Copy exactly the lines from the start of the material through the line with "import * as d3 from 'd3';". Pictures stay out of the copy.

▽

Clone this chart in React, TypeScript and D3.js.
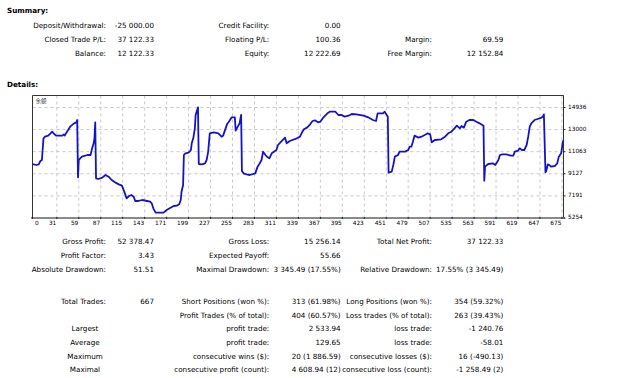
import React from 'react';
import * as d3 from 'd3';

// ---- balance curve (trade #, balance) ----
const tradeIndex = [0, 5, 8, 10, 12, 14, 16, 20, 23, 25, 27, 30, 38, 40, 41, 44, 48, 53, 56, 57, 58, 59, 63, 70, 74, 76, 78, 79, 80, 81, 84, 89, 93, 97, 101, 106, 110, 114, 117, 120, 123, 126, 129, 131, 135, 140, 146, 150, 152, 154, 157, 167, 171, 176, 180, 184, 187, 189, 190, 192, 193, 195, 199, 202, 203, 205, 207, 208, 211, 212, 216, 220, 222, 224, 226, 231, 237, 241, 243, 248, 251, 254, 258, 259, 261, 264, 266, 267, 269, 273, 277, 284, 287, 289, 292, 294, 297, 299, 302, 305, 311, 313, 317, 322, 324, 328, 337, 341, 343, 346, 350, 354, 357, 360, 364, 367, 371, 377, 379, 386, 390, 394, 398, 403, 407, 413, 422, 428, 434, 438, 440, 447, 449, 451, 453, 454, 458, 460, 462, 466, 468, 475, 479, 481, 483, 485, 487, 492, 496, 500, 504, 507, 509, 513, 521, 526, 530, 534, 538, 541, 545, 547, 550, 553, 557, 562, 566, 570, 575, 576, 577, 581, 587, 590, 594, 596, 599, 604, 610, 613, 615, 619, 621, 624, 627, 630, 632, 634, 636, 640, 644, 649, 651, 652, 654, 655, 657, 659, 661, 666, 669, 671, 674, 675, 676, 677];
const balance = [9985, 9898, 9957, 10248, 10336, 12235, 12380, 12468, 12673, 12818, 12673, 12468, 12468, 12585, 12468, 12818, 13256, 13549, 13636, 13840, 8817, 10336, 10628, 10774, 10774, 11358, 11797, 12235, 13636, 8730, 8671, 8788, 9022, 8875, 8584, 8350, 8204, 8087, 7561, 6977, 7182, 7269, 7123, 6744, 6744, 6831, 6744, 6685, 6539, 6101, 5721, 5721, 5955, 6159, 6305, 6334, 6452, 6831, 7561, 8146, 10774, 10920, 10978, 11212, 11797, 12235, 13111, 14279, 14951, 9985, 9957, 10044, 10336, 11066, 12673, 12760, 12673, 12380, 12468, 13461, 13753, 14074, 14074, 12906, 13169, 13549, 14279, 9372, 9168, 9080, 9022, 9168, 9752, 9957, 10336, 11066, 10774, 10628, 10482, 10920, 11212, 11650, 11942, 12293, 11797, 12001, 12235, 12380, 12673, 13024, 13169, 13461, 13753, 13812, 13636, 13694, 14074, 14483, 14571, 14571, 14279, 14279, 14133, 14220, 14366, 14337, 14220, 14074, 13840, 13753, 14425, 14425, 14571, 14337, 14133, 9226, 9314, 9898, 10628, 10774, 11066, 11066, 11212, 11504, 11504, 11942, 12468, 12293, 12380, 12526, 12673, 12585, 11884, 12089, 12147, 12380, 12673, 12818, 13111, 13344, 13111, 13315, 13169, 13694, 13840, 13840, 13694, 13549, 13344, 8525, 9752, 9985, 10044, 9898, 10336, 10774, 10832, 10832, 10715, 10715, 11066, 11153, 11358, 11212, 11212, 11650, 12380, 13256, 13549, 13840, 13928, 14045, 14191, 14337, 9255, 9372, 9957, 9898, 9752, 9811, 10044, 10628, 10920, 11358, 11884, 12050];

const xTicks = [0, 31, 59, 87, 115, 143, 171, 199, 227, 255, 283, 311, 339, 367, 395, 423, 451, 479, 507, 535, 563, 591, 619, 647, 675];
const yTicks = [5254, 7191, 9127, 11063, 13000, 14936];
const chartTitle = '余额';

// ---- summary ----
const summaryRow1 = [['Deposit/Withdrawal:', '-25 000.00'], ['Credit Facility:', '0.00'], ['', '']];
const summaryRow2 = [['Closed Trade P/L:', '37 122.33'], ['Floating P/L:', '100.36'], ['Margin:', '69.59']];
const summaryRow3 = [['Balance:', '12 122.33'], ['Equity:', '12 222.69'], ['Free Margin:', '12 152.84']];

// ---- details ----
const detailRow1 = [['Gross Profit:', '52 378.47'], ['Gross Loss:', '15 256.14'], ['Total Net Profit:', '37 122.33']];
const detailRow2 = [['Profit Factor:', '3.43'], ['Expected Payoff:', '55.66'], ['', '']];
const detailRow3 = [['Absolute Drawdown:', '51.51'], ['Maximal Drawdown:', '3 345.49 (17.55%)'], ['Relative Drawdown:', '17.55% (3 345.49)']];

const tradeRow1 = [['Total Trades:', '667'], ['Short Positions (won %):', '313 (61.98%)'], ['Long Positions (won %):', '354 (59.32%)']];
const tradeRow2 = [['', ''], ['Profit Trades (% of total):', '404 (60.57%)'], ['Loss trades (% of total):', '263 (39.43%)']];
const statGroups = ['Largest', 'Average', 'Maximum', 'Maximal'];
const statRows = [
  [['profit trade:', '2 533.94'], ['loss trade:', '-1 240.76']],
  [['profit trade:', '129.65'], ['loss trade:', '-58.01']],
  [['consecutive wins ($):', '20 (1 886.59)'], ['consecutive losses ($):', '16 (-490.13)']],
  [['consecutive profit (count):', '4 608.94 (12)'], ['consecutive loss (count):', '-1 258.49 (2)']],
];

const FONT = '"DejaVu Sans", Verdana, sans-serif';
const FS = 7.2;
const labelRight = [106, 269.3, 432];
const valueRight = [154, 340.7, 503.3];

function Row({ y, cells }: { y: number; cells: string[][] }) {
  return (
    <g>
      {cells.map((c, i) => (
        <g key={i}>
          {c[0] && (
            <text x={labelRight[i]} y={y} textAnchor="end" dominantBaseline="central">{c[0]}</text>
          )}
          {c[1] && (
            <text x={valueRight[i]} y={y} textAnchor="end" dominantBaseline="central">{c[1]}</text>
          )}
        </g>
      ))}
    </g>
  );
}

export default function App() {
  const W = 640, H = 378;
  const left = 32.5, right = 563.5, top = 95.5, bottom = 218;
  const x = d3.scaleLinear().domain([0, 677]).range([left, right]);
  const y = d3.scaleLinear().domain([5254, 14936]).range([bottom, 107.5]);
  const pts: [number, number][] = tradeIndex.map((t, i) => [x(t), y(balance[i])]);
  const path = d3.line()(pts) || '';

  return (
    <svg width={W} height={H} style={{ position: 'absolute', left: 0, top: 0, background: '#fff' }}
      fontFamily={FONT} fontSize={FS} fill="#000">
      <rect x={0} y={0} width={W} height={H} fill="#fff" />
      <text x={7} y={10} fontWeight="bold" dominantBaseline="central">Summary:</text>
      <Row y={25} cells={summaryRow1} />
      <Row y={39} cells={summaryRow2} />
      <Row y={53} cells={summaryRow3} />
      <text x={7} y={84} fontWeight="bold" dominantBaseline="central">Details:</text>

      {/* chart */}
      <g>
        {xTicks.filter(t => t > 0).map(t => (
          <line key={'vx' + t} x1={x(t)} x2={x(t)} y1={top} y2={bottom} stroke="#c8c8c8" strokeDasharray="3,3" strokeWidth={1} />
        ))}
        {yTicks.filter(t => t > 5254).map(t => (
          <line key={'hy' + t} x1={left} x2={right} y1={y(t)} y2={y(t)} stroke="#c8c8c8" strokeDasharray="3,3" strokeWidth={1} />
        ))}
        <line x1={left} x2={left} y1={top} y2={bottom} stroke="#333" strokeWidth={1} />
        <line x1={left} x2={right} y1={top} y2={top} stroke="#333" strokeWidth={1} />
        <line x1={right} x2={right} y1={top} y2={bottom} stroke="#333" strokeWidth={1} />
        <line x1={31} x2={565} y1={bottom} y2={bottom} stroke="#8a8a8a" strokeWidth={2} />
        {xTicks.map(t => (
          <line key={'tx' + t} x1={x(t)} x2={x(t)} y1={bottom - 1} y2={bottom + 1} stroke="#222" strokeWidth={1} />
        ))}
        {yTicks.map(t => (
          <line key={'ty' + t} x1={right} x2={right + 2} y1={y(t)} y2={y(t)} stroke="#222" strokeWidth={1} />
        ))}
        <path d={path} fill="none" stroke="#1414c4" strokeWidth={1.8} strokeLinejoin="round" />
        <text x={35.5} y={100.5} fontSize={5.5} fontFamily='"Noto Sans CJK SC", sans-serif' dominantBaseline="central" fill="#333">{chartTitle}</text>
        {xTicks.map(t => (
          t === 0 ? (
            <text key={'lx' + t} x={left + 2.5} y={223} fontSize={5.8} dominantBaseline="central">{t}</text>
          ) : (
            <text key={'lx' + t} x={x(t) - 0.5} y={223} fontSize={5.8} textAnchor="end" dominantBaseline="central">{t}</text>
          )
        ))}
        {yTicks.map(t => (
          <text key={'ly' + t} x={568} y={y(t) - 0.8} fontSize={5.8} dominantBaseline="central">{t}</text>
        ))}
      </g>

      <Row y={241} cells={detailRow1} />
      <Row y={255} cells={detailRow2} />
      <Row y={269.3} cells={detailRow3} />

      <Row y={301} cells={tradeRow1} />
      <Row y={315} cells={tradeRow2} />
      {statGroups.map((g, i) => {
        const yy = 328.7 + i * 13.75;
        return (
          <g key={g}>
            <text x={85} y={yy} textAnchor="middle" dominantBaseline="central">{g}</text>
            <Row y={yy} cells={[['', ''], statRows[i][0], statRows[i][1]]} />
          </g>
        );
      })}
    </svg>
  );
}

△

COMPLETE ANSWER:
Clone this chart in React, TypeScript and D3.js.
import React from 'react';
import * as d3 from 'd3';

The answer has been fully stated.